In my Verdict column, I wonder aloud whether the minimum wage might be deemed unconstitutional because it forces companies like Hobby Lobby to pay people enough money to go off and commit sins.  As I note, that fanciful formulation might not be fanciful for much longer.  Similarly, Justice Ginsburg's Hobby Lobby dissent points out that religious people have challenged the minimum wage directly, saying that it violates their religious beliefs to have to pay more than the market would bear.

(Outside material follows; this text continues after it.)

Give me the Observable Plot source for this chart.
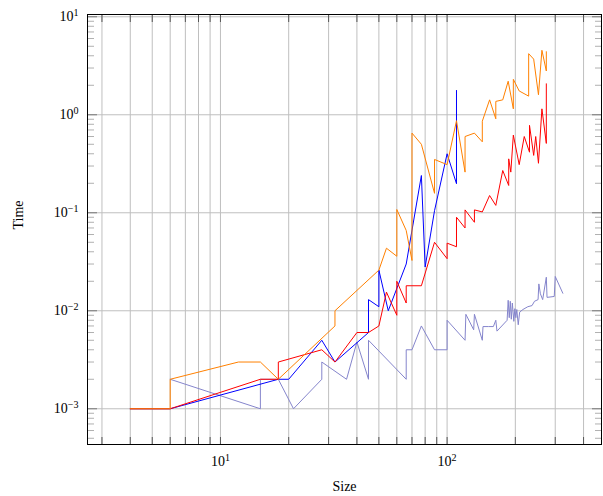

That line of logic could also be extended to say that nonprofit organizations should not receive tax-exempt status, because some Christians believe in something called the Prosperity Gospel, which holds that the accumulation of more and more money is the highest calling of people on Earth.  Why should anyone subsidize nonprofits at all, if God wants us to maximize profits rather than agreeing to forgo them?  (There would, of course, still be a tax exemption for the churches that preach the gospel.  Hypocrisy is not always a sin, apparently.)

In the end, the thing that worries me so much about the emergence of what we might call Complicity Jurisprudence is that it is so arbitrary.  People understandably made jokes when we found out that Mike Pence will not allow himself to be alone with any woman other than his wife, because even though he is apparently acting upon a sincere religious belief, he seems to be utterly disconnected from social reality.  I can think of plenty of ways in which I am supporting things that I do not like, but I do not expect the Courts to say that my discomfort is a constitutional violation or that I should be given special treatment in society.

I am usually quite skeptical of slippery slope arguments, but with a sympathetic Court, I fear that the religious and ideological preferences of conservatives are being turned into a new excuse to allow them to set their desires above everyone else's.